Instructions to follow:
Word for word, transcribe the lines below and drop the pictures.

Supplied data:
● ● ●
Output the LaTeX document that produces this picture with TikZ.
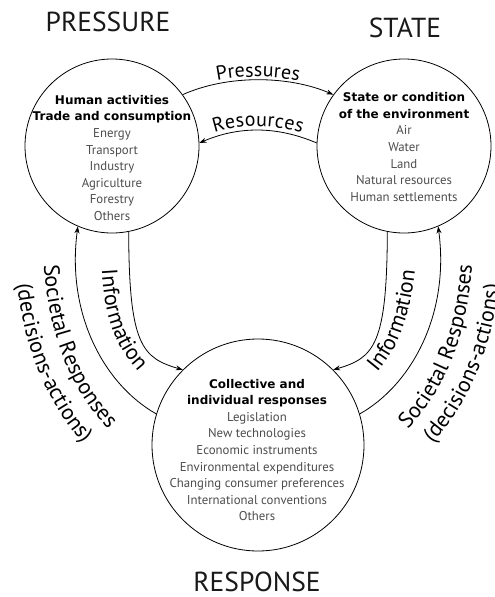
\documentclass[tikz,border=0pt]{standalone}
\usepackage{fontspec}
\setmainfont{PT Sans}
\newfontfamily\hdfont{DejaVu Sans}
\usetikzlibrary{arrows.meta,decorations.text}
\newcommand\hdr[1]{{\color{black}\hdfont\bfseries\fontsize{12}{16.6}\selectfont #1}}
\begin{document}
\begin{tikzpicture}[x=1pt,y=1pt,
  circ/.style={circle,draw,line width=0.8pt,minimum size=#1,inner sep=0pt},
  flow/.style={line width=0.8pt,-{Stealth[length=7pt,width=5pt]}},
  ttl/.style={font=\fontsize{27.5}{30}\selectfont,text=black!90},
  ctext/.style={align=center,font=\fontsize{12.8}{16.6}\selectfont,text=black!70},
]
\useasboundingbox (0,0) rectangle (495,-597);
% circles
\node[circ=174] (P) at (112,-146) {};
\node[circ=174] (S) at (404,-146) {};
\node[circ=212] (R) at (258,-445) {};
% titles
\node[ttl] (tP) at (108,-22) {PRESSURE};
\node[ttl] (tS) at (405,-28) {STATE};
\node[ttl] (tR) at (257,-582) {RESPONSE};
% circle texts
\node[ctext] (Ptxt) at (112,-158) {\hdr{Human activities}\\\hdr{Trade and consumption}\\Energy\\Transport\\Industry\\Agriculture\\Forestry\\Others};
\node[ctext] (Stxt) at (404,-147) {\hdr{State or condition}\\\hdr{of the environment}\\Air\\Water\\Land\\Natural resources\\Human settlements};
\node[ctext] (Rtxt) at (257,-450) {\hdr{Collective and}\\\hdr{individual responses}\\Legislation\\New technologies\\Economic instruments\\Environmental expenditures\\Changing consumer preferences\\International conventions\\Others};
% top arrows
\draw[flow] (P.36) .. controls (229,-74) and (290,-76) .. (S.144);
\draw[flow] (S.178) .. controls (277,-126) and (239,-126) .. (P.2);
\path[decorate,decoration={text along path,text align=center,raise=3pt,
  text={|\fontsize{20}{20}\selectfont|Pressures}}]
  (P.36) .. controls (229,-74) and (290,-76) .. (S.144);
\path[decorate,decoration={text along path,text align=center,raise=4pt,
  text={|\fontsize{20}{20}\selectfont|Resources}}]
  (P.2) .. controls (239,-126) and (277,-126) .. (S.178);
% side arrows
\draw[flow] (P.-79) .. controls (129,-345) and (142,-358) .. (R.135);
\draw[flow] (R.163) .. controls (105,-385) and (66,-315) .. (P.247);
\draw[flow] (S.-101) .. controls (387,-345) and (374,-358) .. (R.45);
\draw[flow] (R.17) .. controls (411,-385) and (450,-315) .. (S.-67);
% side labels
\coordinate (li0) at (101,-240); \coordinate (li1) at (160,-392);
\path[decorate,decoration={text along path,text align=center,
  text={|\fontsize{22}{22}\selectfont|Information}}]
  (li0) .. controls (101,-320) and (115,-355) .. (li1);
\coordinate (ls0) at (43,-235); \coordinate (ls1) at (130,-450);
\path[decorate,decoration={text along path,text align=center,
  text={|\fontsize{22}{22}\selectfont|Societal Responses}}]
  (ls0) .. controls (43,-330) and (70,-400) .. (ls1);
\coordinate (ld0) at (15,-240); \coordinate (ld1) at (115,-475);
\path[decorate,decoration={text along path,text align=center,
  text={|\fontsize{22}{22}\selectfont|(decisions-actions)}}]
  (ld0) .. controls (15,-345) and (50,-420) .. (ld1);
\coordinate (ri0) at (355,-394); \coordinate (ri1) at (417,-240);
\path[decorate,decoration={text along path,text align=center,
  text={|\fontsize{22}{22}\selectfont|Information}}]
  (ri0) .. controls (397,-360) and (414,-318) .. (ri1);
\coordinate (rs0) at (386,-450); \coordinate (rs1) at (473,-235);
\path[decorate,decoration={text along path,text align=center,
  text={|\fontsize{22}{22}\selectfont|Societal Responses}}]
  (rs0) .. controls (446,-400) and (473,-330) .. (rs1);
\coordinate (rd0) at (401,-475); \coordinate (rd1) at (501,-240);
\path[decorate,decoration={text along path,text align=center,
  text={|\fontsize{22}{22}\selectfont|(decisions-actions)}}]
  (rd0) .. controls (466,-420) and (501,-345) .. (rd1);
\end{tikzpicture}
\end{document}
● ● ●
Solution for this task:
Output the LaTeX document that produces this picture with TikZ.
\documentclass[tikz,border=0pt]{standalone}
\usepackage{fontspec}
\setmainfont{PT Sans}
\newfontfamily\hdfont{DejaVu Sans}
\usetikzlibrary{arrows.meta,decorations.text}
\newcommand\hdr[1]{{\color{black}\hdfont\bfseries\fontsize{12}{16.6}\selectfont #1}}
\begin{document}
\begin{tikzpicture}[x=1pt,y=1pt,
  circ/.style={circle,draw,line width=0.8pt,minimum size=#1,inner sep=0pt},
  flow/.style={line width=0.8pt,-{Stealth[length=7pt,width=5pt]}},
  ttl/.style={font=\fontsize{27.5}{30}\selectfont,text=black!90},
  ctext/.style={align=center,font=\fontsize{12.8}{16.6}\selectfont,text=black!70},
]
\useasboundingbox (0,0) rectangle (495,-597);
% circles
\node[circ=174] (P) at (112,-146) {};
\node[circ=174] (S) at (404,-146) {};
\node[circ=212] (R) at (258,-445) {};
% titles
\node[ttl] (tP) at (108,-22) {PRESSURE};
\node[ttl] (tS) at (405,-28) {STATE};
\node[ttl] (tR) at (257,-582) {RESPONSE};
% circle texts
\node[ctext] (Ptxt) at (112,-158) {\hdr{Human activities}\\\hdr{Trade and consumption}\\Energy\\Transport\\Industry\\Agriculture\\Forestry\\Others};
\node[ctext] (Stxt) at (404,-147) {\hdr{State or condition}\\\hdr{of the environment}\\Air\\Water\\Land\\Natural resources\\Human settlements};
\node[ctext] (Rtxt) at (257,-450) {\hdr{Collective and}\\\hdr{individual responses}\\Legislation\\New technologies\\Economic instruments\\Environmental expenditures\\Changing consumer preferences\\International conventions\\Others};
% top arrows
\draw[flow] (P.36) .. controls (229,-74) and (290,-76) .. (S.144);
\draw[flow] (S.178) .. controls (277,-126) and (239,-126) .. (P.2);
\path[decorate,decoration={text along path,text align=center,raise=3pt,
  text={|\fontsize{20}{20}\selectfont|Pressures}}]
  (P.36) .. controls (229,-74) and (290,-76) .. (S.144);
\path[decorate,decoration={text along path,text align=center,raise=4pt,
  text={|\fontsize{20}{20}\selectfont|Resources}}]
  (P.2) .. controls (239,-126) and (277,-126) .. (S.178);
% side arrows
\draw[flow] (P.-79) .. controls (129,-345) and (142,-358) .. (R.135);
\draw[flow] (R.163) .. controls (105,-385) and (66,-315) .. (P.247);
\draw[flow] (S.-101) .. controls (387,-345) and (374,-358) .. (R.45);
\draw[flow] (R.17) .. controls (411,-385) and (450,-315) .. (S.-67);
% side labels
\coordinate (li0) at (101,-240); \coordinate (li1) at (160,-392);
\path[decorate,decoration={text along path,text align=center,
  text={|\fontsize{22}{22}\selectfont|Information}}]
  (li0) .. controls (101,-320) and (115,-355) .. (li1);
\coordinate (ls0) at (43,-235); \coordinate (ls1) at (130,-450);
\path[decorate,decoration={text along path,text align=center,
  text={|\fontsize{22}{22}\selectfont|Societal Responses}}]
  (ls0) .. controls (43,-330) and (70,-400) .. (ls1);
\coordinate (ld0) at (15,-240); \coordinate (ld1) at (115,-475);
\path[decorate,decoration={text along path,text align=center,
  text={|\fontsize{22}{22}\selectfont|(decisions-actions)}}]
  (ld0) .. controls (15,-345) and (50,-420) .. (ld1);
\coordinate (ri0) at (355,-394); \coordinate (ri1) at (417,-240);
\path[decorate,decoration={text along path,text align=center,
  text={|\fontsize{22}{22}\selectfont|Information}}]
  (ri0) .. controls (397,-360) and (414,-318) .. (ri1);
\coordinate (rs0) at (386,-450); \coordinate (rs1) at (473,-235);
\path[decorate,decoration={text along path,text align=center,
  text={|\fontsize{22}{22}\selectfont|Societal Responses}}]
  (rs0) .. controls (446,-400) and (473,-330) .. (rs1);
\coordinate (rd0) at (401,-475); \coordinate (rd1) at (501,-240);
\path[decorate,decoration={text along path,text align=center,
  text={|\fontsize{22}{22}\selectfont|(decisions-actions)}}]
  (rd0) .. controls (466,-420) and (501,-345) .. (rd1);
\end{tikzpicture}
\end{document}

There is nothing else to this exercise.